しかし、Pixel 3aの低価格路線を維持するためには、こういった万人が使うかわからない機能を省略するのは仕方がない戦略だと思います。自撮りをしない人にとっては大きな違いは生まれないので、むしろ削ってもらって低価格になったことに嬉しさを覚えるユーザーもいるでしょう。
性能とベンチマーク
Pixel 3aは、SoCにSnapdragon 670を採用。一方のPixel 3ではSnapdragon 845を組み込んでいるため、これと比べるとグレードダウンとしているのは明らかです。SoCの違い、例えば指紋認証で端末のロックを解除した時、解除までにかかる時間がPixel 3aの方が長かったり、アプリを大量に開く、Pixel 3でサクサク動いていたゲームもカクカク動作になってしまうような感じで、様々な場面で影響を与えます。
実際にSnapdragon 670と845ではどのくらいSoC性能に差があるのかを「Geekbench」から引用させていただきました。
Snapdragon 670 (Pixel 3a)
Snapdragon 845 (Pixel 3)
シングルコアのベンチマークは極端に大きな違いはありませんが、マルチコアのスコアに関しては大きく差がついています。処理能力に関しては断然Snapdragon 845の方が上で、このSoCはGalaxy S9やXiaomi Mi 8などのハイエンドモデルにも使われています。
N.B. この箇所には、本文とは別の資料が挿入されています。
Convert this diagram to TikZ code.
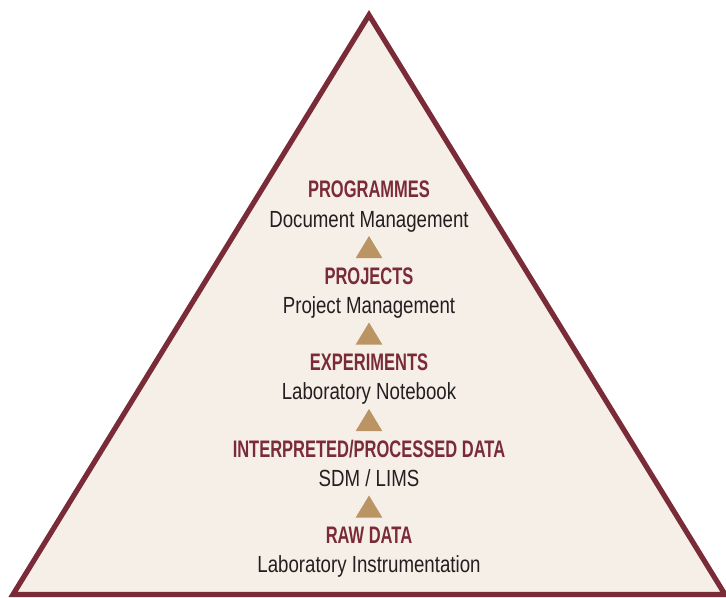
\documentclass[tikz,border=0pt]{standalone}
\usepackage{fontspec}
\setmainfont[FakeStretch=0.8]{Liberation Sans}
\newfontfamily\headfont[FakeStretch=0.69]{Liberation Sans Bold}

\definecolor{wine}{HTML}{7A2B38}
\definecolor{parchment}{HTML}{F6EFE7}
\definecolor{sand}{HTML}{BA9462}
\definecolor{ink}{HTML}{231F20}

\tikzset{
	level/.style={anchor=base, text=wine, font=\headfont\fontsize{17}{20}\selectfont},
	tool/.style={anchor=base, text=ink, font=\fontsize{16.6}{20}\selectfont},
	uptri/.style={fill=sand}
}

\begin{document}
\begin{tikzpicture}[x=0.025cm, y=-0.025cm]
	\useasboundingbox (0,0) rectangle (726,598);
	\draw[line width=3.7pt, draw=wine, fill=parchment, line join=miter] (369,15) -- (725,594.5) -- (13,594.5) -- cycle;

	\node[level] (prog) at (369,197) {PROGRAMMES};
	\node[tool] (progsub) at (369,227) {Document Management};
	\node[level] (proj) at (369,284) {PROJECTS};
	\node[tool] (projsub) at (369,313) {Project Management};
	\node[level] (expt) at (369,370) {EXPERIMENTS};
	\node[tool] (exptsub) at (369,399) {Laboratory Notebook};
	\node[level] (interp) at (369,457) {INTERPRETED/PROCESSED DATA};
	\node[tool] (interpsub) at (369,486) {SDM / LIMS};
	\node[level] (raw) at (369,543) {RAW DATA};
	\node[tool] (rawsub) at (369,572) {Laboratory Instrumentation};

	% small arrows pointing up between the levels
	\foreach \y in {247,333.5,420,506.5}
		\fill[uptri] (369,\y) ++(-13.3,11) -- ++(26.6,0) -- ++(-13.3,-22) -- cycle;
\end{tikzpicture}
\end{document}
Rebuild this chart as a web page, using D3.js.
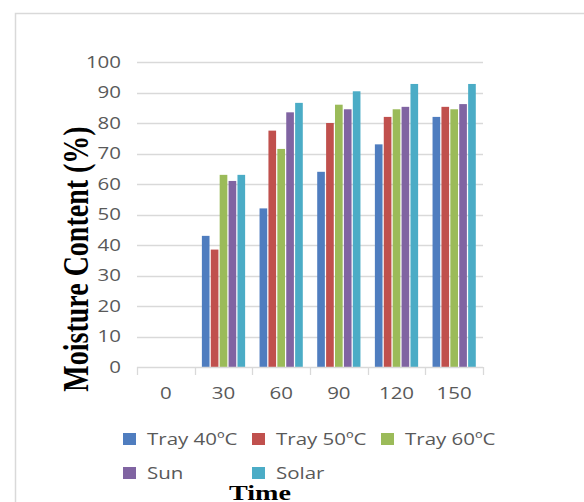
<!DOCTYPE html>
<html>
<head>
<meta charset="utf-8">
<script src="https://cdn.jsdelivr.net/npm/d3@7"></script>
<style>
  html, body { margin: 0; padding: 0; background: #fff; }
  svg { display: block; }
</style>
</head>
<body>
<svg id="chart" width="584" height="502"></svg>
<script>
// Drying time (min) categories and moisture content (%) per drying method
const times = ["0", "30", "60", "90", "120", "150"];
const tray40 = [0, 43, 52, 64, 73, 82];
const tray50 = [0, 38.5, 77.5, 80, 82, 85.3];
const tray60 = [0, 63, 71.5, 86, 84.5, 84.5];
const sun = [0, 61, 83.5, 84.5, 85.3, 86.2];
const solar = [0, 63, 86.6, 90.4, 92.8, 92.8];
const seriesNames = ["Tray 40ºC", "Tray 50ºC", "Tray 60ºC", "Sun", "Solar"];
const seriesValues = [tray40, tray50, tray60, sun, solar];
const seriesColors = ["#4F7DBF", "#C0504D", "#9BBB59", "#8064A2", "#4BACC6"];
const yTicks = [0, 10, 20, 30, 40, 50, 60, 70, 80, 90, 100];

const svg = d3.select("#chart");
const stretch = 1.28; // text is drawn slightly widened
const tickFont = "'Open Sans', 'DejaVu Sans', sans-serif";
const titleFont = "'Liberation Serif', 'Times New Roman', serif";

// chart area frame
svg.append("rect")
  .attr("x", 15.5).attr("y", 13.5)
  .attr("width", 700).attr("height", 700)
  .attr("fill", "#fff")
  .attr("stroke", "#d9d9d9").attr("stroke-width", 1.5);

const plot = { left: 137, right: 483, top: 62, bottom: 367 };

const y = d3.scaleLinear().domain([0, 100]).range([plot.bottom, plot.top]);
const x0 = d3.scaleBand().domain(times).range([plot.left, plot.right]).padding(0);
const x1 = d3.scaleBand().domain(seriesNames)
  .range([x0.bandwidth() * 0.125, x0.bandwidth() * 0.875])
  .paddingInner(0.14);

// horizontal gridlines
svg.append("g").selectAll("line")
  .data(yTicks.filter(d => d > 0))
  .join("line")
  .attr("x1", plot.left).attr("x2", plot.right)
  .attr("y1", d => Math.round(y(d)) + 0.5).attr("y2", d => Math.round(y(d)) + 0.5)
  .attr("stroke", "#d9d9d9").attr("stroke-width", 1.3);

// y tick labels
svg.append("g").selectAll("text")
  .data(yTicks)
  .join("text")
  .attr("transform", d => `translate(121,${y(d) + 5.5}) scale(${stretch},1)`)
  .attr("text-anchor", "end")
  .attr("font-family", tickFont)
  .attr("font-size", 16)
  .attr("fill", "#595959")
  .text(d => d);

// bars
const groups = svg.append("g").selectAll("g")
  .data(times)
  .join("g")
  .attr("transform", d => `translate(${x0(d)},0)`);

groups.selectAll("rect")
  .data((t, i) => seriesNames.map((s, k) => ({ s, v: seriesValues[k][i], c: seriesColors[k] })))
  .join("rect")
  .attr("x", d => x1(d.s))
  .attr("width", x1.bandwidth())
  .attr("y", d => y(d.v))
  .attr("height", d => y(0) - y(d.v))
  .attr("fill", d => d.c);

// x axis line and tick marks
const axis = svg.append("g");
axis.append("line")
  .attr("x1", plot.left).attr("x2", plot.right)
  .attr("y1", plot.bottom + 0.5).attr("y2", plot.bottom + 0.5)
  .attr("stroke", "#d9d9d9").attr("stroke-width", 1.3);
const boundaries = times.map(t => x0(t)).concat([plot.right]);
axis.selectAll("line.tick")
  .data(boundaries)
  .join("line")
  .attr("class", "tick")
  .attr("x1", d => Math.round(d) + 0.5).attr("x2", d => Math.round(d) + 0.5)
  .attr("y1", plot.bottom).attr("y2", plot.bottom + 8)
  .attr("stroke", "#d9d9d9").attr("stroke-width", 1.3);

// x tick labels
svg.append("g").selectAll("text")
  .data(times)
  .join("text")
  .attr("transform", d => `translate(${x0(d) + x0.bandwidth() / 2},399) scale(${stretch},1)`)
  .attr("text-anchor", "middle")
  .attr("font-family", tickFont)
  .attr("font-size", 16)
  .attr("fill", "#595959")
  .text(d => d);

// legend
const legendPos = [[123, 439], [252, 439], [381, 439], [123, 473], [252, 473]];
const legend = svg.append("g").selectAll("g")
  .data(seriesNames)
  .join("g")
  .attr("transform", (d, i) => `translate(${legendPos[i][0]},${legendPos[i][1]})`);
legend.append("rect")
  .attr("x", 0).attr("y", -6)
  .attr("width", 13).attr("height", 12)
  .attr("fill", (d, i) => seriesColors[i]);
legend.append("text")
  .attr("transform", `translate(24,6) scale(${stretch},1)`)
  .attr("font-family", tickFont)
  .attr("font-size", 16)
  .attr("fill", "#595959")
  .text(d => d);

// axis titles
svg.append("text")
  .attr("transform", `translate(88,259) scale(${stretch},1) rotate(-90)`)
  .attr("text-anchor", "middle")
  .attr("font-family", titleFont)
  .attr("font-weight", "bold")
  .attr("font-size", 28)
  .attr("fill", "#000")
  .text("Moisture Content (%)");

svg.append("text")
  .attr("transform", `translate(260,500) scale(${stretch},1)`)
  .attr("text-anchor", "middle")
  .attr("font-family", titleFont)
  .attr("font-weight", "bold")
  .attr("font-size", 22)
  .attr("fill", "#000")
  .text("Time");
</script>
</body>
</html>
Pixel 3aはSoCから見れば完全にミドルレンジスマホです。そしてベンチマークスコアにもしっかりとミドルスコアを叩き出しています。マルチコアのスコアが5,000以上なので、ミドルレンジスコアとしては申し分ない性能と言えます。
参考までに、iPhone 6sではマルチスコア4,000〜4,700ポイントで、iPhone 7だと5,700〜6,200ポイントとなっています。
iPhone 7よりは少し性能が落ちる形になりますが、割とヌルサクでゲームも動く端末とほとんど変わらない性能なのは、大きなメリットと言えるのではないでしょうか。
個人的な評価:Pixel 3aはミドルレンジスマホの中で優秀
ここまで、Pixel 3aのスペック紹介とPixel 3との違いを徹底的に紹介してきました。
Pixel 3aはハイエンドモデルのPixel 3よりもお手頃価格になっていますが、その分妥協しなければいけない点もあります。ただし、それが自分にとって本当に必要かどうかを考えた時、むしろPixel 3aで十分なユーザーも多いでしょう。
「Pixel 3a vs 3」の大きな違いまとめ
- 背面がガラスからプラスチックに
- 「デュアル前方放射型ステレオスピーカー」の廃止
- ワイヤレス充電廃止
- 「Pixel Visual Core」の廃止
- SoC性能差はそこそこ大きいが、ミドルレンジスマホとしては十分
個人的な評価でいうと、ミドルレンジスマホの中では非常に優秀。SIMフリースマホでありながらFeliCaも使え、価格も48,600円からとPixel 3と比較した時に約半額ほどになっているのが嬉しいポイント。性能差に関しては目を瞑る必要はありますが、それでもミドルレンジスマホとして十分なベンチマークも出ているので、あまりにも重い処理が発生するゲームをしなければ購入を検討してもいいと思いました。